● **INSTRUCTIONS TO FOLLOW**:
Restate, exactly and only, the lines from the first through the line containing "var nRows = authors.length;".
-=-=-=-=-
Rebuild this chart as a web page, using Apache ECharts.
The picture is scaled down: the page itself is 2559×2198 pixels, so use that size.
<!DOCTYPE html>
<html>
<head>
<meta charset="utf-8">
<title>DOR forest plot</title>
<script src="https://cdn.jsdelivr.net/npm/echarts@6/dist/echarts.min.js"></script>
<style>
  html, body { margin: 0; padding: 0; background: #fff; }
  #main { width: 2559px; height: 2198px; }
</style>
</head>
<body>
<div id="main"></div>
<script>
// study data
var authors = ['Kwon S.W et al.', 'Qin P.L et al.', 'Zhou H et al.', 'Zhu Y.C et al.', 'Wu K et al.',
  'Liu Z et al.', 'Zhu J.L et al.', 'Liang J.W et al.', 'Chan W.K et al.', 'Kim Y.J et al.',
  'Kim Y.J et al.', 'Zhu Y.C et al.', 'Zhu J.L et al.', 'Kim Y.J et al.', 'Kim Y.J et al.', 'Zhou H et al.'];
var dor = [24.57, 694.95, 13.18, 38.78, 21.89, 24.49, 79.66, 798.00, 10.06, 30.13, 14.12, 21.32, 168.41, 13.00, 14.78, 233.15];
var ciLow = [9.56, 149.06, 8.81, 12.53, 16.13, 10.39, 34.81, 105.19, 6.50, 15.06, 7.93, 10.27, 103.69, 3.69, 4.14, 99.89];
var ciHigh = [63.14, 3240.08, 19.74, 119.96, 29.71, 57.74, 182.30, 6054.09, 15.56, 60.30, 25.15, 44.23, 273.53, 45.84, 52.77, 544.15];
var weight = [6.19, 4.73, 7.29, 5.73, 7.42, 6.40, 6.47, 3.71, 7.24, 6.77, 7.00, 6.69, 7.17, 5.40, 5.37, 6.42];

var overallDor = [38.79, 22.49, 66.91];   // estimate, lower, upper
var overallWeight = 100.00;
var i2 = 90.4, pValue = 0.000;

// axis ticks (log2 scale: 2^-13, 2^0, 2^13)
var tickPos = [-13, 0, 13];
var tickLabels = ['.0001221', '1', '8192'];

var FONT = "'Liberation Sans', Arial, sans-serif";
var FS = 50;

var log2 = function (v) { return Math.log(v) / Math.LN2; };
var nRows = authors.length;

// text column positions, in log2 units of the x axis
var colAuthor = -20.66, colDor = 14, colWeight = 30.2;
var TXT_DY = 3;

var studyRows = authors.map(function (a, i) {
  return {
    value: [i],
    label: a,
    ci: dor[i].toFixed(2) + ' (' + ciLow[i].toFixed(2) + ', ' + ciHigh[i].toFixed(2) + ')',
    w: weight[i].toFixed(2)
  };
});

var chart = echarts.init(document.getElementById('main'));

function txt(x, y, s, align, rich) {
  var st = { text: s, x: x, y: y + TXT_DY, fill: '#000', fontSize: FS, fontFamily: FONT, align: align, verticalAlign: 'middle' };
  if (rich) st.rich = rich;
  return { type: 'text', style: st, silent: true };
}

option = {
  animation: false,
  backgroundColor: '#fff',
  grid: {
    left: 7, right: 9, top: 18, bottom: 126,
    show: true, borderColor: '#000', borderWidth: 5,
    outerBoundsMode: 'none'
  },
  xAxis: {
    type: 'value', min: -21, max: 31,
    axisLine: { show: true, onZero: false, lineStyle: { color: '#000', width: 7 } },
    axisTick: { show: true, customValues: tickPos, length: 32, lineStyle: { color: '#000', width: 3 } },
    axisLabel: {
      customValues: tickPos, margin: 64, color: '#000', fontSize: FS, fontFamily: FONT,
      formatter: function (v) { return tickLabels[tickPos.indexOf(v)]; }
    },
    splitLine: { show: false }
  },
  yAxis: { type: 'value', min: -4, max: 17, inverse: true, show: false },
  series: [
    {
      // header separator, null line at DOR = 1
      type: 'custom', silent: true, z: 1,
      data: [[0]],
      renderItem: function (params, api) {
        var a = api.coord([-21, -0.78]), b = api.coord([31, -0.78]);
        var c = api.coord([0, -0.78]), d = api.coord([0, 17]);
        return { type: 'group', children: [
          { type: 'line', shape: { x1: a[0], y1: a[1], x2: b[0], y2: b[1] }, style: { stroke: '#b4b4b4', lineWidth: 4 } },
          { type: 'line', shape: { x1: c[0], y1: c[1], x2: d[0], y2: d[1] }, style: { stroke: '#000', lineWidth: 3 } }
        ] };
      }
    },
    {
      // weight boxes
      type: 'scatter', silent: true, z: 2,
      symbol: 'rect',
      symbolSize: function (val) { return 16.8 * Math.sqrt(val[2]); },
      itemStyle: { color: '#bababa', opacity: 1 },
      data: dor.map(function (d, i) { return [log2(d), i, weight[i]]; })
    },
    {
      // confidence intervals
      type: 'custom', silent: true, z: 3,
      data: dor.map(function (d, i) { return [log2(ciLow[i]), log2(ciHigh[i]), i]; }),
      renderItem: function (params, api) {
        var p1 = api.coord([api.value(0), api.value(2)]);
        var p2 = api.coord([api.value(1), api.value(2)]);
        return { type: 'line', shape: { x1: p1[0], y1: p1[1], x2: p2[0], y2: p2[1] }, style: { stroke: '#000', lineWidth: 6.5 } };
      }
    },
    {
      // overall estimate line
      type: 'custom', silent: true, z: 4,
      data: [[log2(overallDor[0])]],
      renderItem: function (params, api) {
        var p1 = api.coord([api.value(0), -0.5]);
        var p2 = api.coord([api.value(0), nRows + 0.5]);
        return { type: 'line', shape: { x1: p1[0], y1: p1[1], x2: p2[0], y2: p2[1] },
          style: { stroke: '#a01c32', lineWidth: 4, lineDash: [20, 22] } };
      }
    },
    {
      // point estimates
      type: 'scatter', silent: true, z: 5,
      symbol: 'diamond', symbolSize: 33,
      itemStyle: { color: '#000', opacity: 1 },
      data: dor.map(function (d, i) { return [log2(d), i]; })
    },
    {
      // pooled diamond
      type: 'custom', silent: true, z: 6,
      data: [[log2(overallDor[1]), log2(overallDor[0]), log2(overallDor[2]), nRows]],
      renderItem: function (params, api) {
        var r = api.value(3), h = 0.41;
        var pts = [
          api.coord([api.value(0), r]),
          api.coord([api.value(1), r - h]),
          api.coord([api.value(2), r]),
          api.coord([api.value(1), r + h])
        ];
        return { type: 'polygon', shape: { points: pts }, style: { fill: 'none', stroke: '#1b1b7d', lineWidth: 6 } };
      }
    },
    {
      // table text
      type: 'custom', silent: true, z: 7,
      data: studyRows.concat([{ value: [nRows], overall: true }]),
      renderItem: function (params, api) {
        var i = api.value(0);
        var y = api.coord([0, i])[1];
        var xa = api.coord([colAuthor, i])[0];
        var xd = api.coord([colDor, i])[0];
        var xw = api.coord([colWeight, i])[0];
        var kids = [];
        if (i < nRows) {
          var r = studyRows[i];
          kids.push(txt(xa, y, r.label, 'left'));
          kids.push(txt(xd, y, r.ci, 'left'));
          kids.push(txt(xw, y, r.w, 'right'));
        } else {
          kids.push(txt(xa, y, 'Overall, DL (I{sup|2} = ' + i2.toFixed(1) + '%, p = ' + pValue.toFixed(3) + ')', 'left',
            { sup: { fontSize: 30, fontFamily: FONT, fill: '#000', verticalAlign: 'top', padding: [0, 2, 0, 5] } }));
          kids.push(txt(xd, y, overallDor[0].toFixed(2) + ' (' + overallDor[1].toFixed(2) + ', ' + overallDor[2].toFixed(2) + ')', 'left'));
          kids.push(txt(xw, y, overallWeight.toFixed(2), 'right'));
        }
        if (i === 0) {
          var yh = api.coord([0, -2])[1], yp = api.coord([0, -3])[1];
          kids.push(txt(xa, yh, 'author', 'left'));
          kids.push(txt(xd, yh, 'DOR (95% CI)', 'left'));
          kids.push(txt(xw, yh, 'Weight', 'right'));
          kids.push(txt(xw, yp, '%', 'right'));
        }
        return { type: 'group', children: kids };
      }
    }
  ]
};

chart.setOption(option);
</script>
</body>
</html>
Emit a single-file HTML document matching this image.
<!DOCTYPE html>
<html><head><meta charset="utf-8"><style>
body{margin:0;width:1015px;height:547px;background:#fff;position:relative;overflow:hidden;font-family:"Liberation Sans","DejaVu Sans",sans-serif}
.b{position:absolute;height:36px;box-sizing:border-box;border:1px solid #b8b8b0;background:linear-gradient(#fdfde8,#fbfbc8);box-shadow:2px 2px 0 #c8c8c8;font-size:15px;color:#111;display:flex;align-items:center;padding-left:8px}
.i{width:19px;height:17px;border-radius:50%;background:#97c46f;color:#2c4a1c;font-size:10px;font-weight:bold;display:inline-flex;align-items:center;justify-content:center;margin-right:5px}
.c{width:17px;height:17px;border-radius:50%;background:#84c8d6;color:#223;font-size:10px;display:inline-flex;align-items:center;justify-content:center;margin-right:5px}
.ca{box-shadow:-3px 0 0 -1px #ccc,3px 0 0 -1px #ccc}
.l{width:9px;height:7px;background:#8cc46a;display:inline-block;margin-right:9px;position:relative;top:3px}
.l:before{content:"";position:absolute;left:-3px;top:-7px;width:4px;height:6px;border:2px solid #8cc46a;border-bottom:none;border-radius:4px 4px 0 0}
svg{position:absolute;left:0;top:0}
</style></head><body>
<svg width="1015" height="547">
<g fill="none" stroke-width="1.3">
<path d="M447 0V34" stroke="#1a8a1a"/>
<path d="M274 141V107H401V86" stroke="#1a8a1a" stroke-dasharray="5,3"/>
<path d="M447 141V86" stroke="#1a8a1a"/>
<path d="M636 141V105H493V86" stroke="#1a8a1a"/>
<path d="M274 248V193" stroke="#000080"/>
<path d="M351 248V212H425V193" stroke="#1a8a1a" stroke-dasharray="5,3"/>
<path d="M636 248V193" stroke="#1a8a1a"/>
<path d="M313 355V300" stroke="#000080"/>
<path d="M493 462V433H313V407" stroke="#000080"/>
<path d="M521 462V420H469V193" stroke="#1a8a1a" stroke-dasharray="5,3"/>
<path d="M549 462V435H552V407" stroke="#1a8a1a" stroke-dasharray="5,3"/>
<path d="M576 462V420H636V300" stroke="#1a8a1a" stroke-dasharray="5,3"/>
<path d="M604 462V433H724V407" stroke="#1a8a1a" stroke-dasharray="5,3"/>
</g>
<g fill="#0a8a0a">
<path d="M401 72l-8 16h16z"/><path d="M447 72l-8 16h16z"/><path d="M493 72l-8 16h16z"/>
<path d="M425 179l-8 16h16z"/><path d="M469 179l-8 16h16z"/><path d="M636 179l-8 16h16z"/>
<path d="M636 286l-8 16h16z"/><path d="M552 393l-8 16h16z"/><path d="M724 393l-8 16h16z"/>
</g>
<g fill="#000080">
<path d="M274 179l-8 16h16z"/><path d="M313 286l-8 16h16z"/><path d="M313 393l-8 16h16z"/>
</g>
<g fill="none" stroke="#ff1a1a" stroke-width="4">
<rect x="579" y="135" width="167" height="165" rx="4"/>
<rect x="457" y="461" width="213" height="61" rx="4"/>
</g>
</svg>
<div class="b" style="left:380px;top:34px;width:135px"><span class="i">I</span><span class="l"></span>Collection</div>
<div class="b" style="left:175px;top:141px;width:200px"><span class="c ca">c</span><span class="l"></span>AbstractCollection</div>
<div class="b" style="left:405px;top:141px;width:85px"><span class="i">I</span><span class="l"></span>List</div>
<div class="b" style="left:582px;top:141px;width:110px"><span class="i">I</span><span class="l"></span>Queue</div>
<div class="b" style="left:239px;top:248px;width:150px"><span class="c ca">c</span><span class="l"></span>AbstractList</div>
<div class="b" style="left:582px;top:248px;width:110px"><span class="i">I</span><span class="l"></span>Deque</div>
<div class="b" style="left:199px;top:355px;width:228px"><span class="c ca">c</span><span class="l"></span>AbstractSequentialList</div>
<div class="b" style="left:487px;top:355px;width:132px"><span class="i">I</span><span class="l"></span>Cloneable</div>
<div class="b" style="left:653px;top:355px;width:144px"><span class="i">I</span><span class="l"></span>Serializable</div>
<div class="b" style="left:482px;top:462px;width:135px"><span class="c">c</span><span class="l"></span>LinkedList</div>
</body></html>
-=-=-=-=-
● **OUTPUT FOR THIS TASK**:
Rebuild this chart as a web page, using Apache ECharts.
The picture is scaled down: the page itself is 2559×2198 pixels, so use that size.
<!DOCTYPE html>
<html>
<head>
<meta charset="utf-8">
<title>DOR forest plot</title>
<script src="https://cdn.jsdelivr.net/npm/echarts@6/dist/echarts.min.js"></script>
<style>
  html, body { margin: 0; padding: 0; background: #fff; }
  #main { width: 2559px; height: 2198px; }
</style>
</head>
<body>
<div id="main"></div>
<script>
// study data
var authors = ['Kwon S.W et al.', 'Qin P.L et al.', 'Zhou H et al.', 'Zhu Y.C et al.', 'Wu K et al.',
  'Liu Z et al.', 'Zhu J.L et al.', 'Liang J.W et al.', 'Chan W.K et al.', 'Kim Y.J et al.',
  'Kim Y.J et al.', 'Zhu Y.C et al.', 'Zhu J.L et al.', 'Kim Y.J et al.', 'Kim Y.J et al.', 'Zhou H et al.'];
var dor = [24.57, 694.95, 13.18, 38.78, 21.89, 24.49, 79.66, 798.00, 10.06, 30.13, 14.12, 21.32, 168.41, 13.00, 14.78, 233.15];
var ciLow = [9.56, 149.06, 8.81, 12.53, 16.13, 10.39, 34.81, 105.19, 6.50, 15.06, 7.93, 10.27, 103.69, 3.69, 4.14, 99.89];
var ciHigh = [63.14, 3240.08, 19.74, 119.96, 29.71, 57.74, 182.30, 6054.09, 15.56, 60.30, 25.15, 44.23, 273.53, 45.84, 52.77, 544.15];
var weight = [6.19, 4.73, 7.29, 5.73, 7.42, 6.40, 6.47, 3.71, 7.24, 6.77, 7.00, 6.69, 7.17, 5.40, 5.37, 6.42];

var overallDor = [38.79, 22.49, 66.91];   // estimate, lower, upper
var overallWeight = 100.00;
var i2 = 90.4, pValue = 0.000;

// axis ticks (log2 scale: 2^-13, 2^0, 2^13)
var tickPos = [-13, 0, 13];
var tickLabels = ['.0001221', '1', '8192'];

var FONT = "'Liberation Sans', Arial, sans-serif";
var FS = 50;

var log2 = function (v) { return Math.log(v) / Math.LN2; };
var nRows = authors.length;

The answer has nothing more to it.